There are many advocates for students learning to code. Yet there are not enough teachers trained in how to effectively teach programming, so many children miss outon this valuable experience. It is not possible in the foreseeable future that the goal of all children having experienced human tutors and teachers can be achieved. AI can change all this. Students can receive support from chatbots with their encyclopedic knowledge of many programming languages and tools. Age-appropriate explanations and support are available 24/7.
With today’s version of chatbots, anyone can create software applications by conversing in everyday language, without needing to learn the technical details of a programming language first. Apps co-created with a chatbot have a much wider range and more impressive capabilities compared to what non-expert programmers can typically create.
Chatbots have been trained with programs that use 3D graphics, process speech input and output, analyze data, incorporate pre-trained machine learning models for computer vision, natural language processing, network communication, and much more. This means they know how to create code to do all these things.
This is not to claim that AI is better than human teachers.

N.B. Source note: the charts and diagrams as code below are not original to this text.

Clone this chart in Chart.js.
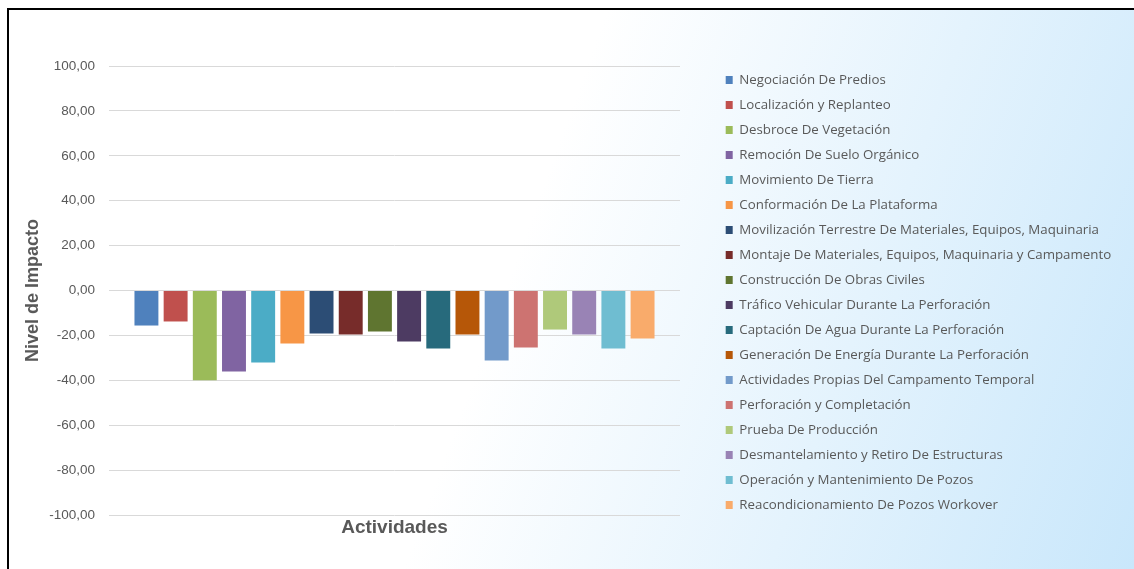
<!DOCTYPE html>
<html>
<head>
<meta charset="utf-8">
<title>Nivel de Impacto por Actividades</title>
<script src="https://cdn.jsdelivr.net/npm/chart.js@4"></script>
<style>
  html, body { margin: 0; padding: 0; overflow: hidden; background: #fff; }
  #frame {
    position: absolute; left: 7px; top: 8px; width: 1125px; height: 559px;
    border-top: 2px solid #000; border-left: 2px solid #000;
    background: linear-gradient(110deg, #ffffff 45%, #c9e7fb 100%);
  }
  #wrap { position: absolute; left: 0; top: 0; width: 1134px; height: 569px; }
</style>
</head>
<body>
<div id="frame"></div>
<div id="wrap"><canvas id="impactChart"></canvas></div>
<script>
// Nivel de impacto por actividad (one bar per activity)
const activities = [
  'Negociación De Predios',
  'Localización y Replanteo',
  'Desbroce De Vegetación',
  'Remoción De Suelo Orgánico',
  'Movimiento De Tierra',
  'Conformación De La Plataforma',
  'Movilización Terrestre De Materiales, Equipos, Maquinaria',
  'Montaje De Materiales, Equipos, Maquinaria y Campamento',
  'Construcción De Obras Civiles',
  'Tráfico Vehicular Durante La Perforación',
  'Captación De Agua Durante La Perforación',
  'Generación De Energía Durante La Perforación',
  'Actividades Propias Del Campamento Temporal',
  'Perforación y Completación',
  'Prueba De Producción',
  'Desmantelamiento y Retiro De Estructuras',
  'Operación y Mantenimiento De Pozos',
  'Reacondicionamiento De Pozos Workover'
];

const impact = [
  -15.6, -13.8, -40.0, -36.1, -32.1, -23.6, -19.2, -19.6, -18.3,
  -22.7, -25.8, -19.6, -31.2, -25.4, -17.4, -19.6, -25.8, -21.4
];

const colors = [
  '#4F81BD', '#C0504D', '#9BBB59', '#8064A2', '#4BACC6', '#F79646',
  '#2C4D75', '#772C2A', '#5F7530', '#4D3B62', '#276A7C', '#B65708',
  '#729ACA', '#CD7371', '#AFC97A', '#9983B5', '#6FBDD1', '#F9AB6B'
];

const categories = ['Actividades'];
const yMin = -100;
const yMax = 100;
const yStep = 20;

const grey = '#595959';
const legendFont = { family: 'Open Sans', size: 13.3 };
const legendPad = 11.7;

// legend width as Chart.js computes it, so the legend boxes line up at x≈726
function legendWidth() {
  const c = document.createElement('canvas').getContext('2d');
  c.font = legendFont.size + 'px "' + legendFont.family + '"';
  const w = Math.max(...activities.map(t => c.measureText(t).width));
  return legendPad + 7 + legendFont.size / 2 + w + 10;
}
const padRight = Math.max(0, window.innerWidth - 714 - legendWidth());

const ctx = document.getElementById('impactChart');

new Chart(ctx, {
  type: 'bar',
  data: {
    labels: categories,
    datasets: activities.map((name, i) => ({
      label: name,
      data: [impact[i]],
      backgroundColor: colors[i],
      borderWidth: 0,
      categoryPercentage: 0.92,
      barPercentage: 0.82
    }))
  },
  options: {
    responsive: true,
    maintainAspectRatio: false,
    animation: false,
    layout: {
      padding: { left: 20, top: 16, right: padRight, bottom: 0 }
    },
    plugins: {
      legend: {
        position: 'right',
        align: 'center',
        maxWidth: 600,
        labels: {
          boxWidth: 7,
          boxHeight: 8,
          padding: legendPad,
          color: grey,
          font: legendFont
        }
      },
      tooltip: { enabled: false }
    },
    scales: {
      x: {
        grid: { display: false },
        border: { display: false },
        ticks: { display: false },
        title: {
          display: true,
          text: 'Actividades',
          color: grey,
          font: { family: 'Liberation Sans', size: 19, weight: 'bold' },
          padding: { top: 0, bottom: 30 }
        },
        afterFit: s => { s.height = 54; }
      },
      y: {
        min: yMin,
        max: yMax,
        grid: { color: '#d9d9d9', drawTicks: false },
        border: { display: false },
        ticks: {
          stepSize: yStep,
          padding: 14,
          color: grey,
          font: { family: 'Liberation Sans', size: 13.5 },
          callback: v => v.toFixed(2).replace('.', ',')
        },
        title: {
          display: true,
          text: 'Nivel de Impacto',
          color: grey,
          font: { family: 'Liberation Sans', size: 18, weight: 'bold' },
          padding: { top: 2, bottom: 0 }
        },
        afterFit: s => { s.width = 89; }
      },
      // empty spacer axes: space above the plot and between plot and legend
      xTop: {
        type: 'linear',
        position: 'top',
        grid: { display: false, drawTicks: false },
        border: { display: false },
        ticks: { display: false },
        afterFit: s => { s.height = 50; }
      },
      yRight: {
        type: 'linear',
        position: 'right',
        grid: { display: false, drawTicks: false },
        border: { display: false },
        ticks: { display: false },
        afterFit: s => { s.width = 34; }
      }
    }
  }
});
</script>
</body>
</html>
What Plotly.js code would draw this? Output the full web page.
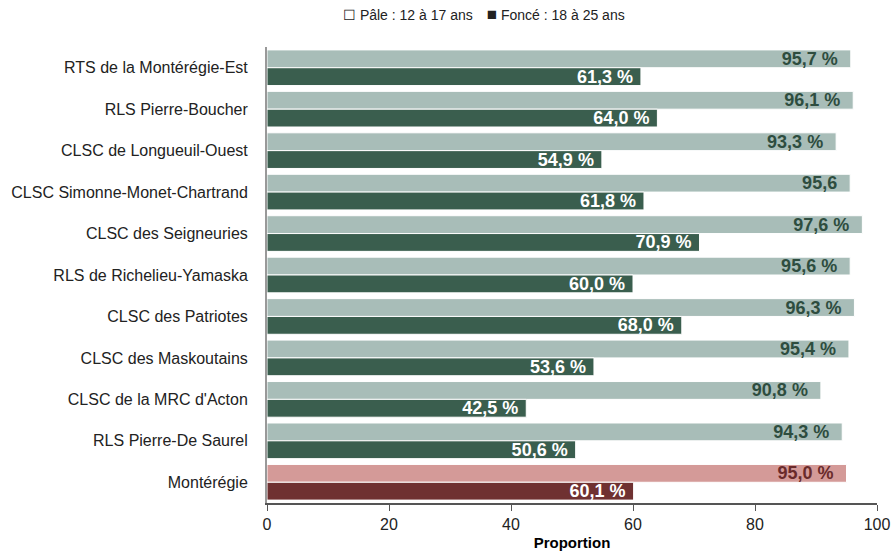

There is no substitute for a caring, involved adult who is interested in what a young person can do, and who is equipped with knowledge and expertise to guide learners along the path to gain skills and knowledge. However, this can be a both/and conversation where students benefit from interacting with both teachers and chatbots.
The book is not one of those that debates the AI future. It is situated in the kinds of practical uses that you can do now. It is filled with lots of good examples of ways teachers and students can interact with AI in conversations.
In the podcast, I noted that “AI might be giving us another shot to change the learning experiences of kids.” Ken further illustrated this by explaining how AI can help students transcend the typical limits of school projects, pushing the boundaries to create more sophisticated simulations, games, and applications.
While there have been many attempts to do this in apps and websites by Edtech companies for twenty plus years, the results were often uninspiring. What happens when instead of being the user of apps or simulations, the students becomes an active participant in creating them and improving them?